# Collected material start
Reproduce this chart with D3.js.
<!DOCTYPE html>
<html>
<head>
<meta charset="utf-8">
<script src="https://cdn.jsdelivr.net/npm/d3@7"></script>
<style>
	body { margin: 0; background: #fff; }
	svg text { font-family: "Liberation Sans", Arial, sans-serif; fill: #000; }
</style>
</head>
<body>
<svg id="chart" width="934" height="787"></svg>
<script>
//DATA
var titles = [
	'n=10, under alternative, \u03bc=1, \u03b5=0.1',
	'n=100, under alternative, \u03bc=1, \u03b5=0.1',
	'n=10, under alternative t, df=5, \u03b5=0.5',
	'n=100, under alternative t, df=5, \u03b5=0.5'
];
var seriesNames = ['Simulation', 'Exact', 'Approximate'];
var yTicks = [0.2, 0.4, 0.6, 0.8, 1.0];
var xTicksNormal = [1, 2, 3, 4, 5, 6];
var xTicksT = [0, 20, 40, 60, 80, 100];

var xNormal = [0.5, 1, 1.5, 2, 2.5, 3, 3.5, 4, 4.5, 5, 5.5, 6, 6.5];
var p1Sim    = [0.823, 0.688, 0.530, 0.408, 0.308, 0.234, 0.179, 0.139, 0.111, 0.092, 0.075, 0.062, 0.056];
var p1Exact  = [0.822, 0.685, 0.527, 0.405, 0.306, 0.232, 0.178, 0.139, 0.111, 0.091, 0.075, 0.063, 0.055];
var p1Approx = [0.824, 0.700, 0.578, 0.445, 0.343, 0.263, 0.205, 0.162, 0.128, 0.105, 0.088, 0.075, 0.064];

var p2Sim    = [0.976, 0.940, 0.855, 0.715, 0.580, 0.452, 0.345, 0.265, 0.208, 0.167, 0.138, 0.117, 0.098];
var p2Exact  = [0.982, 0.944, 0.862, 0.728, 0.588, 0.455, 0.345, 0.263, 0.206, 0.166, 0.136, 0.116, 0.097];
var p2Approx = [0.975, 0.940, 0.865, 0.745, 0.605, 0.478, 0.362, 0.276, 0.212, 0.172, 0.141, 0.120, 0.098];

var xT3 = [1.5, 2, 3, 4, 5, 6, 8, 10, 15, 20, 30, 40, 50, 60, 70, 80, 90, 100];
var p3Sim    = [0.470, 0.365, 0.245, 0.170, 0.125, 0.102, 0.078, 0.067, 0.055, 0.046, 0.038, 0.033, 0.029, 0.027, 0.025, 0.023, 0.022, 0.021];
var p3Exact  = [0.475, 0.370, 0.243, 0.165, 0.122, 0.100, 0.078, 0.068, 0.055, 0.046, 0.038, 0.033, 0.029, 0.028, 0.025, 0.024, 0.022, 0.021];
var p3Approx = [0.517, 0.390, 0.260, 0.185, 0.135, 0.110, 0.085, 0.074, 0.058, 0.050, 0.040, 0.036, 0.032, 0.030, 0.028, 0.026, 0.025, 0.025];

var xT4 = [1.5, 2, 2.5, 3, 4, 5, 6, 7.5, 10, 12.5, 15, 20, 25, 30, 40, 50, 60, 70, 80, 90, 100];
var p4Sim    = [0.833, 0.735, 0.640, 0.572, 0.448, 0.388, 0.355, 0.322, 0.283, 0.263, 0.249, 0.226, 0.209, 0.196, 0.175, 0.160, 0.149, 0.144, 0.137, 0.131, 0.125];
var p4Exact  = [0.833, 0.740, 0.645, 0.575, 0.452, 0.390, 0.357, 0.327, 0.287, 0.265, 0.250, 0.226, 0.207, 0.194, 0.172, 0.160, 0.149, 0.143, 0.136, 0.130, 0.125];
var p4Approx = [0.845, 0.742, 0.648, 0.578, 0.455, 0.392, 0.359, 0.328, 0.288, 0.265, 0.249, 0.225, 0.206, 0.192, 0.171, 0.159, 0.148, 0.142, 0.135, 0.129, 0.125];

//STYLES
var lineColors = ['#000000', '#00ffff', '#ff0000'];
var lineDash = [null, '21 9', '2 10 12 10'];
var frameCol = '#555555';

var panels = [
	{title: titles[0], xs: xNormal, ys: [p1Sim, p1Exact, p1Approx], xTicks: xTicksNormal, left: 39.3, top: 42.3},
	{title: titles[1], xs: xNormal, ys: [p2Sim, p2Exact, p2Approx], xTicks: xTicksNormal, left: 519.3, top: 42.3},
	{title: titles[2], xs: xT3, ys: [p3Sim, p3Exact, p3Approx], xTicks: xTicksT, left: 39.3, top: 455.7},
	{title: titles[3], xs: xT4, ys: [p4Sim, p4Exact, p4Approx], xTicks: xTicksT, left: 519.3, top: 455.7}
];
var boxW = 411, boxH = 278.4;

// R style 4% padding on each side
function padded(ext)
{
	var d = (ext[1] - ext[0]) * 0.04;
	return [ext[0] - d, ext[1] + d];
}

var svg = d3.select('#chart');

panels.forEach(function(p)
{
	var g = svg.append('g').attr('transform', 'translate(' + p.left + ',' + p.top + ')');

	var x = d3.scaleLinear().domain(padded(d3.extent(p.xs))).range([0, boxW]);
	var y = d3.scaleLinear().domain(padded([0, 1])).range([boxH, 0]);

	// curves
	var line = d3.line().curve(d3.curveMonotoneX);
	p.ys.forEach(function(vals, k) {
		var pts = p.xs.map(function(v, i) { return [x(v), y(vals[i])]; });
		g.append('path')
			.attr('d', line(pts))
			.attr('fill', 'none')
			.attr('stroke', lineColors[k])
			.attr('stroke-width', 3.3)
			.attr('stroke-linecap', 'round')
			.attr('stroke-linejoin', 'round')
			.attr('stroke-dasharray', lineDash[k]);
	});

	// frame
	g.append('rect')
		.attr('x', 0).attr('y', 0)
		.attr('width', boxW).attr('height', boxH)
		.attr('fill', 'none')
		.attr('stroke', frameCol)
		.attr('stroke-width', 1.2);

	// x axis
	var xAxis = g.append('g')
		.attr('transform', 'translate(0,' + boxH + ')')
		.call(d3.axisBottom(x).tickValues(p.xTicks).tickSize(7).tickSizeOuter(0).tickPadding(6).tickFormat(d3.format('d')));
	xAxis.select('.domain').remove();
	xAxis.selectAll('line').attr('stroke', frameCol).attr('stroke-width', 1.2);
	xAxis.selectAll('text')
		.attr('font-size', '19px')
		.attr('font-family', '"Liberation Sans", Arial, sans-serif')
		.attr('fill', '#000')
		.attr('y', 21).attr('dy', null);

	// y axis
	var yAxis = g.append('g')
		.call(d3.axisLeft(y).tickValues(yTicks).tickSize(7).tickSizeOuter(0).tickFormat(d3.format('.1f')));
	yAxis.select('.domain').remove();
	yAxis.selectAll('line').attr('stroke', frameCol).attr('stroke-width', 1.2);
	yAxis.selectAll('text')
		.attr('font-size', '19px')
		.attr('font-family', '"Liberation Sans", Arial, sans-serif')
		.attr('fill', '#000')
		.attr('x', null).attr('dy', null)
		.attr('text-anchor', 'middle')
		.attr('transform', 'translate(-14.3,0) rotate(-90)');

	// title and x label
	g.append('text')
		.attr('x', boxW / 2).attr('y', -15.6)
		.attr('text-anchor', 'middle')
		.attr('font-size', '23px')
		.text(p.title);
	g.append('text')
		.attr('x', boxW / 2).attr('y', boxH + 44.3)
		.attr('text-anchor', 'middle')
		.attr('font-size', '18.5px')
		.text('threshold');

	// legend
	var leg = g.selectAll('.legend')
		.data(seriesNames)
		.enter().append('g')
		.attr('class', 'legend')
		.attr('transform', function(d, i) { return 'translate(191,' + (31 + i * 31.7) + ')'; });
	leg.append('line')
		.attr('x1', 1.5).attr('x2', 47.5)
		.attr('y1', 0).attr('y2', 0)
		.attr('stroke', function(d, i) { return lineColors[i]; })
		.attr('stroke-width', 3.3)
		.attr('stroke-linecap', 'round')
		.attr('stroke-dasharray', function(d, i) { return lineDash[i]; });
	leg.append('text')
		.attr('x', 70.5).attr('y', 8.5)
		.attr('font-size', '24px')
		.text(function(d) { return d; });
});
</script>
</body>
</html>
# Collected material end
Work required: Please give an exact restatement of only the lines from the beginning of the material above to the line with "var xTicksT = [0, 20, 40, 60, 80, 100];", inclusive.

Answer to this problem:
Reproduce this chart with D3.js.
<!DOCTYPE html>
<html>
<head>
<meta charset="utf-8">
<script src="https://cdn.jsdelivr.net/npm/d3@7"></script>
<style>
	body { margin: 0; background: #fff; }
	svg text { font-family: "Liberation Sans", Arial, sans-serif; fill: #000; }
</style>
</head>
<body>
<svg id="chart" width="934" height="787"></svg>
<script>
//DATA
var titles = [
	'n=10, under alternative, \u03bc=1, \u03b5=0.1',
	'n=100, under alternative, \u03bc=1, \u03b5=0.1',
	'n=10, under alternative t, df=5, \u03b5=0.5',
	'n=100, under alternative t, df=5, \u03b5=0.5'
];
var seriesNames = ['Simulation', 'Exact', 'Approximate'];
var yTicks = [0.2, 0.4, 0.6, 0.8, 1.0];
var xTicksNormal = [1, 2, 3, 4, 5, 6];
var xTicksT = [0, 20, 40, 60, 80, 100];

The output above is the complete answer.